The two BATT (−) or ground connections shall be connected to the same point in the vehicle to avoid ground loops.

Ignition Detection Connection

The connection to the ignition circuit of the automobile is through the main harness and the power extension harness. A single wire tap is provided for connection to this circuit. The ignition sense line is connected to a line in the vehicle that is hot when running or with accessory on. It shall be off when the ignition switch is in the off position.

Brake Detection Connection

The connection to the brake switch is through the main harness and the signal harness extension. The brake switch input is made to the brake switch in the car.

Alarm Detection Connection

The alarm input is connected to the VLD through the main harness and the signal harness extension. The connection of the alarm system input is made to an output signal from the alarm system.

Controller Area Network Connection

The CAN bus is connected to the VLD through the main harness and the CAN extension harness. The connector for the CAN interface is TBD.

The CAN interface is connected to the vehicle's OEM CAN data bus from a tap in the data bus harness.

RF Connections and Antennas

The antenna systems for the modem and the GPS modules connect to these parts via RF connectors and harness assemblies.

The antennas for the GPS and the Modem modules are conventional items. The configuration can be selected to suit various mounting configurations and positions.

There are several GPS antennas on the market that incorporate part or all of the actual GPS circuitry. These are known as active antennas and have the advantage in that the harness interconnecting the antenna to the main module is a data cable rather than a delicate RF coaxial cable. The RF cable is restrictive in that more than a few interconnections will degrade the signal of the GPS antenna and thus the sensitivity of the unit.

Small coaxial types of connectors are used to connect the RF cables to the GPS receiver module.

The Modem antenna is a small whip antenna that can be mounted in a variety of positions in or outside of the vehicle. It is connected to the main module through an RF coaxial cable.

Small coaxial types of connectors are used to connect the RF cables to the Modem module.

Speed Sensor

The speed sensor may be installed at a wheel position, it may be interfaced into a speedometer cable, or it may be integrated into the transmission housing, picking up the signal from the drive pinion gear. Those skilled in the art will recognise several more techniques normally employed to detect vehicle speed.

Dead Reckoning Module

The Dead Reckoning module is connected to the base module through an independent connector/harness. The unit is independent so that the connector may be blocked off when not utilised. If the DR module incorporates the compass technology, it will be installed into the vehicle where it is away from stray magnetic fields and influences of the vehicle's iron content as much as possible.

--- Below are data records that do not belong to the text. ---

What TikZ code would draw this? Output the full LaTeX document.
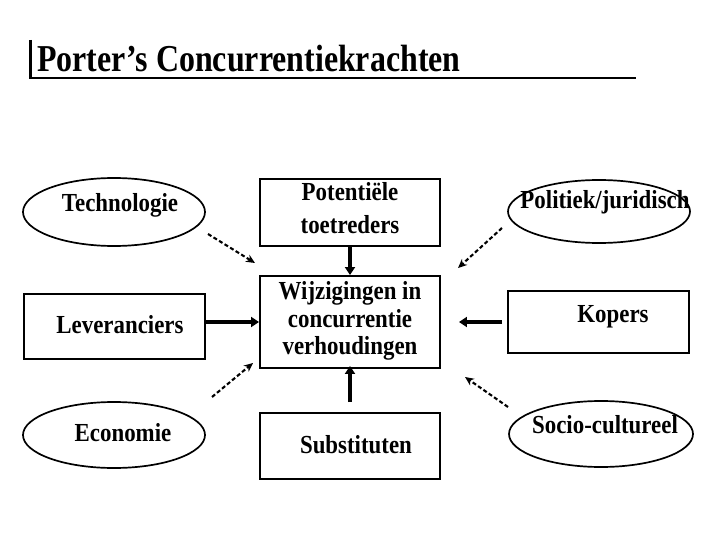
\documentclass[tikz,border=0pt]{standalone}
\usepackage{fontspec}
\setmainfont{Liberation Serif}
\usetikzlibrary{shapes.geometric,arrows.meta}
\tikzset{
    tekst/.style={
        font=\bfseries\fontsize{26}{27.5}\selectfont, xscale=0.88, align=center, inner sep=0pt
    },
    kader/.style={draw, line width=1.9pt, minimum width=180pt, inner sep=0pt},
    ovaal/.style={draw, ellipse, line width=1.7pt, minimum width=182pt, inner sep=0pt},
    kracht/.style={-{Triangle[length=8pt,width=10pt]}, line width=4pt},
    invloed/.style={-{Stealth[length=9pt,width=8pt]}, line width=2.1pt, dash pattern=on 4pt off 2.5pt}
}

\begin{document}
\begin{tikzpicture}[x=1pt, y=-1pt, line join=miter]

\useasboundingbox (0,0) rectangle (720,540);

% titel
\node[anchor=base west, inner sep=0pt, xscale=0.84,
      font=\bfseries\fontsize{38}{40}\selectfont] (titel) at (37,72) {Porter’s Concurrentiekrachten};
\draw[line width=3pt] (30,40) -- (30,79);
\draw[line width=1.3pt] (30,78) -- (636,78);

% krachten (kaders)
\node[kader, minimum height=67pt] (pot) at (350,212.5) {};
\node[kader, minimum height=65pt, minimum width=181pt] (lev) at (114.5,326.5) {};
\node[kader, minimum height=92pt] (wijz) at (350,322) {};
\node[kader, minimum height=62pt, minimum width=181pt] (kop) at (598.5,322) {};
\node[kader, minimum height=66pt] (sub) at (350,446) {};

% omgevingsfactoren (ovalen)
\node[ovaal, minimum height=68pt] (tech) at (114,212) {};
\node[ovaal, minimum height=63pt] (pol) at (599,211.5) {};
\node[ovaal, minimum height=66pt] (eco) at (114,435) {};
\node[ovaal, minimum height=66pt, minimum width=184pt] (soc) at (601,434) {};

% teksten
\node[tekst, font=\bfseries\fontsize{26}{33}\selectfont] (potT) at (350,208.5) {Potentiële\\toetreders};
\node[tekst] (wijzT) at (350,321) {Wijzigingen in\\concurrentie\\verhoudingen};
\node[tekst] (levT) at (120,325) {Leveranciers};
\node[tekst] (kopT) at (613,317) {Kopers};
\node[tekst] (subT) at (356,445) {Substituten};
\node[tekst] (techT) at (120,205) {Technologie};
\node[tekst] (polT) at (605,202) {Politiek/juridisch};
\node[tekst] (ecoT) at (123,433) {Economie};
\node[tekst] (socT) at (605,425) {Socio-cultureel};

% directe krachten
\draw[kracht] (pot.south) -- (wijz.north);
\draw[kracht] (lev.east |- wijz.west) -- (wijz.west);
\draw[kracht, shorten <=5pt, shorten >=18pt] (kop.west |- wijz.east) -- (wijz.east);
\draw[kracht, shorten <=10pt, shorten >=-3pt] (sub.north) -- (wijz.south);

% indirecte invloeden
\coordinate (techA) at (208,234);
\coordinate (techB) at (255,263);
\coordinate (polA) at (502,228);
\coordinate (polB) at (458,268);
\coordinate (ecoA) at (212,397);
\coordinate (ecoB) at (253,363);
\coordinate (socA) at (508,407);
\coordinate (socB) at (465,377);
\draw[invloed] (techA) -- (techB);
\draw[invloed] (polA) -- (polB);
\draw[invloed] (ecoA) -- (ecoB);
\draw[invloed] (socA) -- (socB);

\end{tikzpicture}
\end{document}
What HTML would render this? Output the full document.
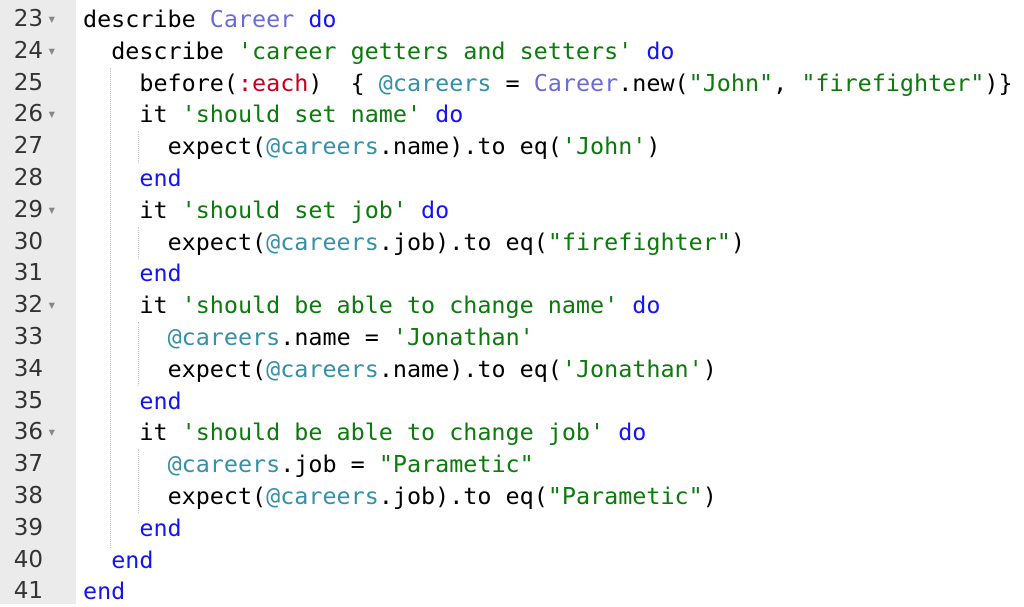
<!DOCTYPE html>
<html><head><meta charset="utf-8"><style>
body{margin:0;width:1024px;height:604px;background:#fff;overflow:hidden;position:relative;font-family:"DejaVu Sans Mono","Liberation Mono",monospace}
#g{position:absolute;left:0;top:0;width:76px;height:604px;background:#ebebeb}
.n{position:absolute;left:0;width:43px;text-align:right;font-family:"DejaVu Sans",sans-serif;font-size:23px;color:#333;line-height:32px}
.a{position:absolute;left:47px;font-size:16px;color:#888;line-height:32px}
.l{position:absolute;left:83px;font-family:"DejaVu Sans Mono",monospace;font-size:23.4px;line-height:32px;white-space:pre;color:#000}
.k{color:#1515ef}.c{color:#6b6bdd}.s{color:#0d7a0d}.y{color:#c8001e}.v{color:#3690a8}
.gd{position:absolute;width:0;border-left:1px dotted #c8c8c8}
</style></head><body>
<div id="g"></div>
<div class="gd" style="left:110px;top:68px;height:480px"></div>
<div class="gd" style="left:138px;top:131px;height:32px"></div>
<div class="gd" style="left:138px;top:227px;height:32px"></div>
<div class="gd" style="left:138px;top:322px;height:64px"></div>
<div class="gd" style="left:138px;top:449px;height:64px"></div>
<div id="c"></div>
<script>
var L=[
["23",1,'describe <span class="c">Career</span> <span class="k">do</span>'],
["24",1,'  describe <span class="s">\'career getters and setters\'</span> <span class="k">do</span>'],
["25",0,'    before(<span class="y">:each</span>)  { <span class="v">@careers</span> = <span class="c">Career</span>.new(<span class="s">"John"</span>, <span class="s">"firefighter"</span>)}'],
["26",1,'    it <span class="s">\'should set name\'</span> <span class="k">do</span>'],
["27",0,'      expect(<span class="v">@careers</span>.name).to eq(<span class="s">\'John\'</span>)'],
["28",0,'    <span class="k">end</span>'],
["29",1,'    it <span class="s">\'should set job\'</span> <span class="k">do</span>'],
["30",0,'      expect(<span class="v">@careers</span>.job).to eq(<span class="s">"firefighter"</span>)'],
["31",0,'    <span class="k">end</span>'],
["32",1,'    it <span class="s">\'should be able to change name\'</span> <span class="k">do</span>'],
["33",0,'      <span class="v">@careers</span>.name = <span class="s">\'Jonathan\'</span>'],
["34",0,'      expect(<span class="v">@careers</span>.name).to eq(<span class="s">\'Jonathan\'</span>)'],
["35",0,'    <span class="k">end</span>'],
["36",1,'    it <span class="s">\'should be able to change job\'</span> <span class="k">do</span>'],
["37",0,'      <span class="v">@careers</span>.job = <span class="s">"Parametic"</span>'],
["38",0,'      expect(<span class="v">@careers</span>.job).to eq(<span class="s">"Parametic"</span>)'],
["39",0,'    <span class="k">end</span>'],
["40",0,'  <span class="k">end</span>'],
["41",0,'<span class="k">end</span>']];
var h='';L.forEach(function(r,i){var t=3+i*31.8;
h+='<div class="n" style="top:'+t+'px">'+r[0]+'</div>';
if(r[1])h+='<div class="a" style="top:'+t+'px">&#9662;</div>';
h+='<div class="l" style="top:'+t+'px">'+r[2].replace(/^ +/,function(m){return m.replace(/ /g,'<span style="display:inline-block;width:14.1px"></span>')})+'</div>';});
document.getElementById('c').innerHTML=h;
</script>
</body></html>
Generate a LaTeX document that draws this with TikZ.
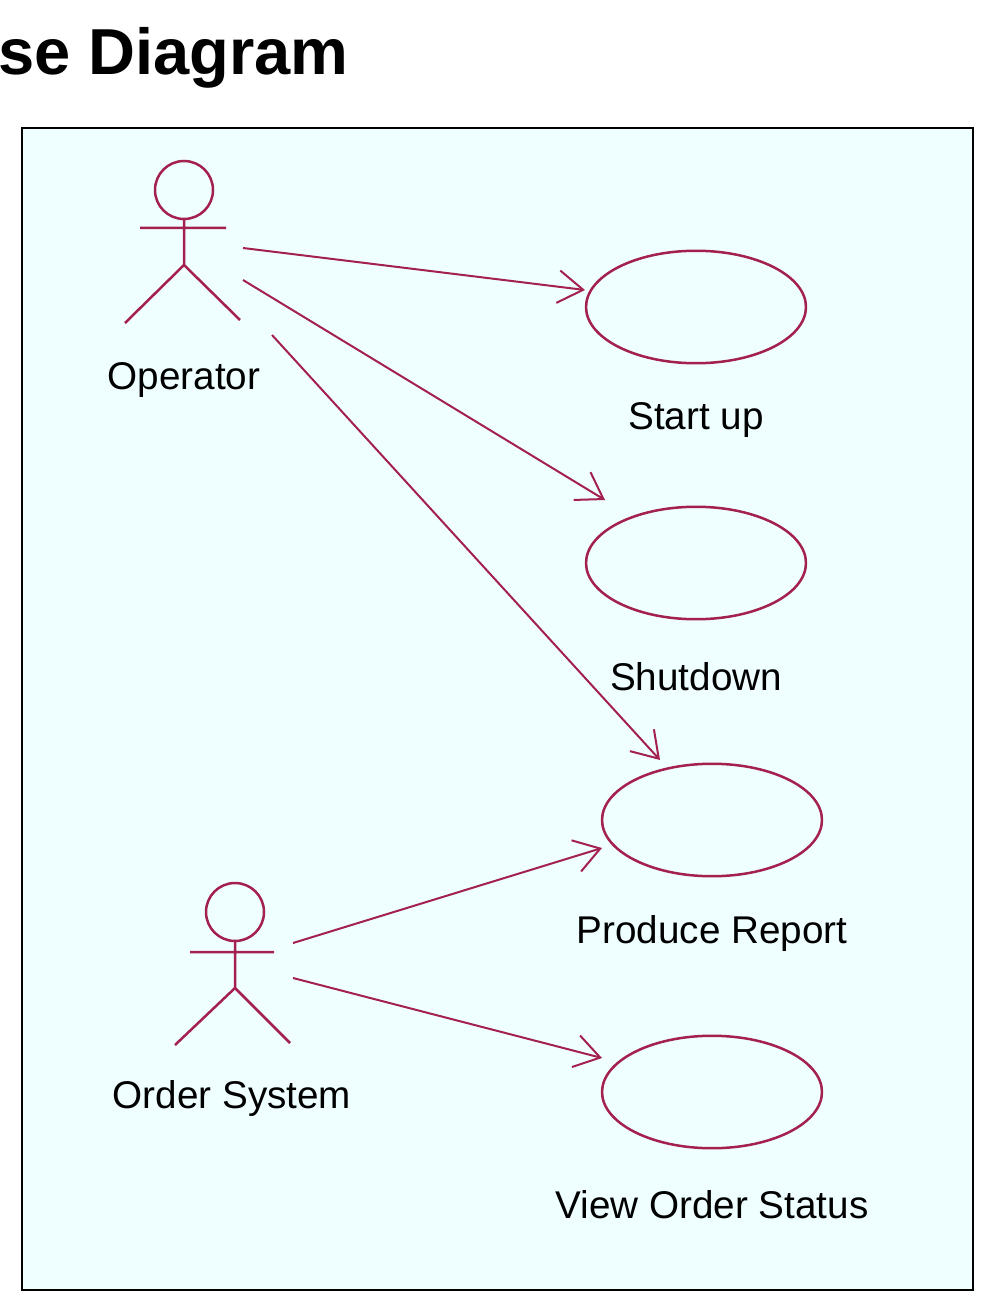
\documentclass[tikz,border=0pt]{standalone}
\usepackage{fontspec}
\setmainfont{Liberation Sans}
\usetikzlibrary{arrows.meta,shapes.geometric}
\definecolor{umlred}{HTML}{A3204F}
\definecolor{paper}{HTML}{EFFFFF}
\begin{document}
\begin{tikzpicture}[x=0.02cm,y=-0.02cm,
    every node/.style={inner sep=0pt},
    useCase/.style={draw=umlred, line width=0.5mm, ellipse, minimum width=4.4cm, minimum height=2.25cm},
    caseLabel/.style={font=\fontsize{22}{24}\selectfont},
    actorLine/.style={draw=umlred, line width=0.5mm},
    assoc/.style={draw=umlred, line width=0.4mm, -{Straight Barb[length=5mm,width=6.5mm]}}
  ]
  \useasboundingbox (0,0) rectangle (986,1314);
  \node[anchor=base west, font=\bfseries\fontsize{37}{40}\selectfont] (title) at (-2,75) {se Diagram};
  \draw[fill=paper, line width=0.4mm] (22,128) rectangle (973,1290);

  % Actors
  \draw[actorLine] (184,190) circle (29) (184,219) -- (184,265) (140,228) -- (226,228)
    (125,323) -- (184,265) -- (240,320);
  \node[caseLabel] (operator) at (184,380) {Operator};
  \draw[actorLine] (235,912) circle (29) (235,941) -- (235,988) (190,952) -- (274,952)
    (175,1045) -- (235,988) -- (290,1043);
  \node[caseLabel] (ordersys) at (232,1098) {Order System};

  % Use cases
  \node[useCase] (startup) at (696,307) {};
  \node[caseLabel] (startupL) at (696,420) {Start up};
  \node[useCase] (shutdown) at (696,563) {};
  \node[caseLabel] (shutdownL) at (696,677) {Shutdown};
  \node[useCase] (report) at (712,820) {};
  \node[caseLabel] (reportL) at (712,933) {Produce Report};
  \node[useCase] (status) at (712,1092) {};
  \node[caseLabel] (statusL) at (712,1205) {View Order Status};

  \coordinate (opA) at (243,248);
  \coordinate (opB) at (243,280);
  \coordinate (opC) at (272,335);
  \coordinate (osA) at (293,943);
  \coordinate (osB) at (293,978);
  \coordinate (startupE) at (585,290);
  \coordinate (shutdownE) at (605,500);
  \coordinate (reportE) at (660,760);
  \coordinate (reportW) at (602,848);
  \coordinate (statusW) at (602,1058);

  \draw[assoc] (opA) -- (startupE);
  \draw[assoc] (opB) -- (shutdownE);
  \draw[assoc] (opC) -- (reportE);
  \draw[assoc] (osA) -- (reportW);
  \draw[assoc] (osB) -- (statusW);
\end{tikzpicture}
\end{document}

Gyro technology DR units are not restrictive as to mounting locations.

Claims

1) A method of determining the location and status of a subject upon the occurrence of a trigger event comprising:

1) activating a sensor to a predetermined level corresponding to a class of event upon the occurrence of an event;

2) transmitting an event signal to a central station indicating the class of event;

3) monitoring for acknowledgement of receipt of signal;

4) receiving acknowledgement signal, or retransmitting event signal;

5) upon receipt of acknowledgement signal, entering a monitor mode.

2) A method as claimed in claim 1, wherein said monitor mode comprises at least monitoring subject acceleration, and collision notification sensors.

3) A vehicle location device comprising a core processor equipped with a waterfall memory and a communication interface, sensors including a compass, an accelerometer, an ignition circuit sensor and a speed sensor, a GPS receiver and a data modem, wherein said data modem is adapted to transmit position and status information received from said GPS and said sensors, and said memory is adapted to store sensed data on a continuous basis for real time or delayed monitoring as desired.